If G is an abelian group that contains elements of order 4 and 10 then what is the order of a*b ?
I know that when the gcd(|a|,|b|)=1 then |ab|=|a||b|, but how do i find the order in this case?
Help will be appreciated.
Hey mrmaaza123.
With regards to Lagrange's theorem we know that a sub-group needs to be a factor of the total order of the group.
Now in the case of gcd being 1, it means that these sub-groups are going to be disjoint (except for the identity element) which means that the order will be the product of the two sub-groups which will have |a|*|b|.
But when you do not have a gcd of one, it means that you need to check the actual sub-groups themselves.
The other alternative is that you factorize the groups into disjoint sub-groups and then apply the situation with gcd being equal to 1.

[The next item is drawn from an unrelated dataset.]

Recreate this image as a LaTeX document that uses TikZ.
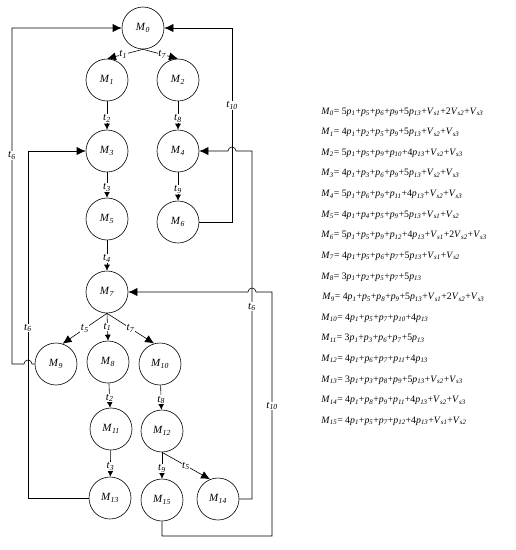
\documentclass[tikz,border=0pt]{standalone}
\usepackage{fontspec}
\setmainfont{Liberation Serif}
\usetikzlibrary{arrows.meta}
\newcommand\Mn[1]{\textit{M}\textsubscript{\textit{#1}}}
\newcommand\tn[1]{\textit{t}\textsubscript{\textit{#1}}}
\newcommand\pn[1]{\textit{p}\textsubscript{\textit{#1}}}
\newcommand\Vn[1]{\textit{V}\textsubscript{\textit{s#1}}}
\begin{document}
\begin{tikzpicture}[x=1pt,y=-1pt,line width=0.6pt,
  state/.style={circle,draw,minimum size=42pt,inner sep=0pt,font=\fontsize{11}{13}\selectfont},
  arr/.style={-{Latex[length=9pt,width=8pt]}},
  sarr/.style={-{Latex[length=6pt,width=6pt]}},
  lab/.style={fill=white,inner sep=0.5pt,font=\fontsize{11}{13}\selectfont},
  eq/.style={anchor=west,inner sep=0pt,font=\fontsize{9.8}{12}\selectfont}]
\useasboundingbox (0,0) rectangle (516,550);
% states
\node[state] (M0) at (143,28) {\Mn{0}};
\node[state] (M1) at (107,80) {\Mn{1}};
\node[state] (M2) at (178,80) {\Mn{2}};
\node[state] (M3) at (107,151) {\Mn{3}};
\node[state] (M4) at (178,151) {\Mn{4}};
\node[state] (M5) at (107,219) {\Mn{5}};
\node[state] (M6) at (178,222) {\Mn{6}};
\node[state] (M7) at (107,292) {\Mn{7}};
\node[state] (M9) at (56,364) {\Mn{9}};
\node[state] (M8) at (108,362) {\Mn{8}};
\node[state] (M10) at (160,364) {\Mn{10}};
\node[state] (M11) at (111,429) {\Mn{11}};
\node[state] (M12) at (162,431) {\Mn{12}};
\node[state] (M13) at (110,498) {\Mn{13}};
\node[state] (M15) at (162,500) {\Mn{15}};
\node[state] (M14) at (218,499) {\Mn{14}};
% inner transitions
\draw[arr] (M0.south) -- node[lab,pos=0.55]{\tn{1}} (M1.north);
\draw[arr] (M0.south) -- node[lab,pos=0.55]{\tn{7}} (M2.north);
\draw[sarr] (M1) -- node[lab,pos=0.6]{\tn{2}} (M3);
\draw[sarr] (M2) -- node[lab,pos=0.6]{\tn{8}} (M4);
\draw[sarr] (M3) -- node[lab,pos=0.6]{\tn{3}} (M5);
\draw[sarr] (M4) -- node[lab,pos=0.6]{\tn{9}} (M6);
\draw[sarr] (M5) -- node[lab,pos=0.6]{\tn{4}} (M7);
\draw[arr] (M7.south) -- node[lab]{\tn{5}} (M9.72);
\draw[sarr] (M7.south) -- node[lab]{\tn{1}} (M8.north);
\draw[arr] (M7.south) -- node[lab]{\tn{7}} (M10.106);
\draw[sarr] (M8) -- node[lab,pos=0.6]{\tn{2}} (M11);
\draw[sarr] (M10) -- node[lab,pos=0.6]{\tn{8}} (M12);
\draw[sarr] (M11) -- node[lab,pos=0.6]{\tn{3}} (M13);
\draw[sarr] (M12) -- node[lab,pos=0.6]{\tn{9}} (M15);
\draw[arr] (M12.south) -- node[lab]{\tn{5}} (M14.112);
% outer return transitions
\draw[arr] (M9.west) -- (32,364) arc[start angle=0,end angle=180,radius=4pt]
  -- (12,364) -- node[lab,pos=0.62]{\tn{6}} (12,28) -- (M0.west);
\draw[arr] (M13.west) -| node[lab,pos=0.745]{\tn{6}} (28,151) -- (M3.west);
\draw[arr] (M6.east) -| node[lab,pos=0.8]{\tn{10}} (232,28) -- (M0.east);
\draw[arr] (M14.east) -| node[lab,pos=0.776]{\tn{6}} (252,151) -- (236,151)
  arc[start angle=0,end angle=180,radius=4pt] -- (M4.east);
\draw[arr] (M15.south) |- (272,536) -- (272,406) node[lab]{\tn{10}} -- (272,292) -- (256,292)
  arc[start angle=0,end angle=180,radius=4pt] -- (M7.east);
% markings
\node[eq] (e0) at (321,112) {\Mn{0}= 5\pn{1}+\pn{5}+\pn{6}+\pn{9}+5\pn{13}+\Vn{1}+2\Vn{2}+\Vn{3}};
\node[eq] (e1) at (321,132.6) {\Mn{1}= 4\pn{1}+\pn{2}+\pn{5}+\pn{9}+5\pn{13}+\Vn{2}+\Vn{3}};
\node[eq] (e2) at (321,153.2) {\Mn{2}= 5\pn{1}+\pn{5}+\pn{9}+\pn{10}+4\pn{13}+\Vn{2}+\Vn{3}};
\node[eq] (e3) at (321,173.8) {\Mn{3}= 4\pn{1}+\pn{3}+\pn{6}+\pn{9}+5\pn{13}+\Vn{2}+\Vn{3}};
\node[eq] (e4) at (321,194.4) {\Mn{4}= 5\pn{1}+\pn{6}+\pn{9}+\pn{11}+4\pn{13}+\Vn{2}+\Vn{3}};
\node[eq] (e5) at (321,215) {\Mn{5}= 4\pn{1}+\pn{4}+\pn{5}+\pn{9}+5\pn{13}+\Vn{1}+\Vn{2}};
\node[eq] (e6) at (321,235.6) {\Mn{6}= 5\pn{1}+\pn{5}+\pn{9}+\pn{12}+4\pn{13}+\Vn{1}+2\Vn{2}+\Vn{3}};
\node[eq] (e7) at (321,256.2) {\Mn{7}= 4\pn{1}+\pn{5}+\pn{6}+\pn{7}+5\pn{13}+\Vn{1}+\Vn{2}};
\node[eq] (e8) at (321,276.8) {\Mn{8}= 3\pn{1}+\pn{2}+\pn{5}+\pn{7}+5\pn{13}};
\node[eq] (e9) at (322,297.4) {\Mn{9}= 4\pn{1}+\pn{5}+\pn{8}+\pn{9}+5\pn{13}+\Vn{1}+2\Vn{2}+\Vn{3}};
\node[eq] (e10) at (321,318) {\Mn{10}= 4\pn{1}+\pn{5}+\pn{7}+\pn{10}+4\pn{13}};
\node[eq] (e11) at (321,338.6) {\Mn{11}= 3\pn{1}+\pn{3}+\pn{6}+\pn{7}+5\pn{13}};
\node[eq] (e12) at (321,359.2) {\Mn{12}= 4\pn{1}+\pn{6}+\pn{7}+\pn{11}+4\pn{13}};
\node[eq] (e13) at (321,379.8) {\Mn{13}= 3\pn{1}+\pn{3}+\pn{8}+\pn{9}+5\pn{13}+\Vn{2}+\Vn{3}};
\node[eq] (e14) at (321,400.4) {\Mn{14}= 4\pn{1}+\pn{8}+\pn{9}+\pn{11}+4\pn{13}+\Vn{2}+\Vn{3}};
\node[eq] (e15) at (321,421) {\Mn{15}= 4\pn{1}+\pn{5}+\pn{7}+\pn{12}+4\pn{13}+\Vn{1}+\Vn{2}};
\end{tikzpicture}
\end{document}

The factors of both are 2*2 and 2*5. You might want to find theorems that describe decompositions of groups with into ones with only prime factors.
Also this is just an observation but 20 = 4*10/gcd(4,10) = 4*10/2 = 20, so maybe that can give you hint as what to look for.
suppose that |a| = 4, and |b| = 10.
since G is abelian: (ab)^{2} = (ab)(ab) = a(ba)b = a(ab)b = (aa)(bb) = a^{2}b^{2}.
an induction proof shows (ab)^{n} = a^{n}b^{n}.
thus (ab)^{20} = (a)^{20}(b)^{20} = (a^{4})^{5}(b^{10})^{2} = e^{5}e^{2} = ee = e.
thus |ab| divides 20. since |a| ≠ |b|, b ≠ a^{-1} (which has the same order as a), so |ab| ≠ 1.
now (ab)^{4} = a^{4}b^{4} = eb^{4} = b^{4} ≠ e, since |b| = 10. so |ab| ≠ 4.
similarly, (ab)^{10} = a^{10} = a^{2} ≠ e, so |ab| ≠ 10.
thus we are left with: |ab| = 2,5 or 20.
if |ab| = 2, this means a^{2}b^{2} = e, so that a^{4}b^{2} = a^{2}, that is:
b^{2} = a^{2}, and therefore b^{4} = a^{4} = e, contradicting |b| = 10.
if |ab| = 5, then a^{5}b^{5} = ab^{5} = e, whence a = b^{5}, so that:
a^{2} = b^{10} = e, contradicting |a| = 4.
so the only possibility left is |ab| = 20, as no lower divisor of 20 can possibly be the order of |ab|.
in general, for ABELIAN groups (only), if <a>∩<b> = {e}, then indeed, |ab| = lcm(|a|,|b|) in an abelian group (the proof in the general case is pretty much that same:
clearly ab^{lcm(|a|,|b|)} = e, and if d|lcm(|a|,|b|), with (ab)^{d} = e,
then a^{d} = b^{|b|-d}, so that a^{d} is in <a>∩<b> and thus equals {e}, so that |a| divides d,
and similarly |b| divides d, so that lcm(|a|,|b|) also divides d, so that d = lcm(|a|,|b|).
the important thing is that <a> and <b> only intersect in {e}, for example:
if b = a^{-1}, then |ab| = 1, even though lcm(|a|,|a^{-1}|) = |a|).